-----Original Message----- From: Kevin O'Connor [mailto:kevin@koconnor.net] Sent: Saturday, December 19, 2015 11:12 PM On Sat, Dec 19, 2015 at 12:03:15PM +0000, Gonglei (Arei) wrote:
Maybe the root cause is not NMI but INTR, so yield() can open hardware
interrupt,
And then execute interrupt handler, but the interrupt handler make the
SeaBIOS
stack broken, so that the BSP can't execute the instruction and occur
exception,
VM_EXIT to Kmod, which is an infinite loop. But I don't have any proofs except the surface phenomenon.
I can't see any reason why allowing interrupts at this location would be a problem.
Does it have any relationship with *extra stack* of SeaBIOS?
Kevin, can we drop yield() in smp_setup() ?
It's possible to eliminate this instance of yield, but I think it would just push the crash to the next time interrupts are enabled.
Perhaps. I'm not sure.
Is it really useful and allowable for SeaBIOS? Maybe for other components? I'm not sure.

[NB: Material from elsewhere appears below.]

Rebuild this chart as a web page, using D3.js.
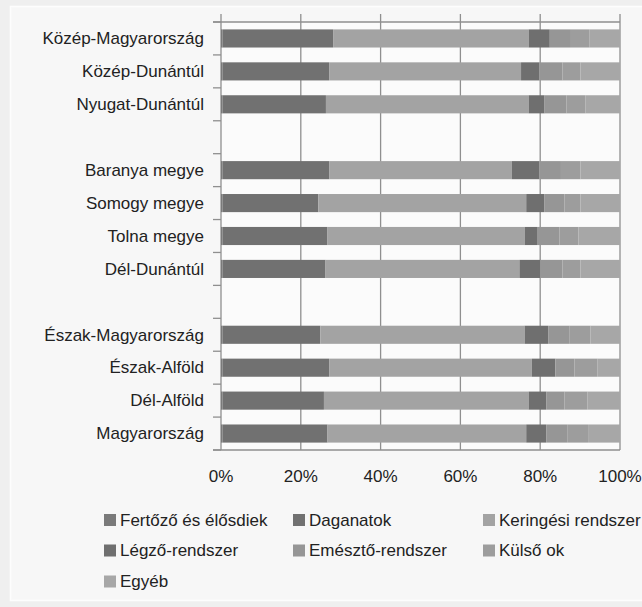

Because we found that when SeaBIOS is booting, if we inject a NMI by QMP, the guest will *stuck*. And the kvm tracing log is the same with the current problem.
If you apply the patches you had to prevent that NMI crash problem, does it also prevent the above crash?
Yes, but we cannot prevent the NMI injection (though I'll submit some patches to forbid users' NMI injection after NMI_EN disabled by RTC bit7 of port 0x70).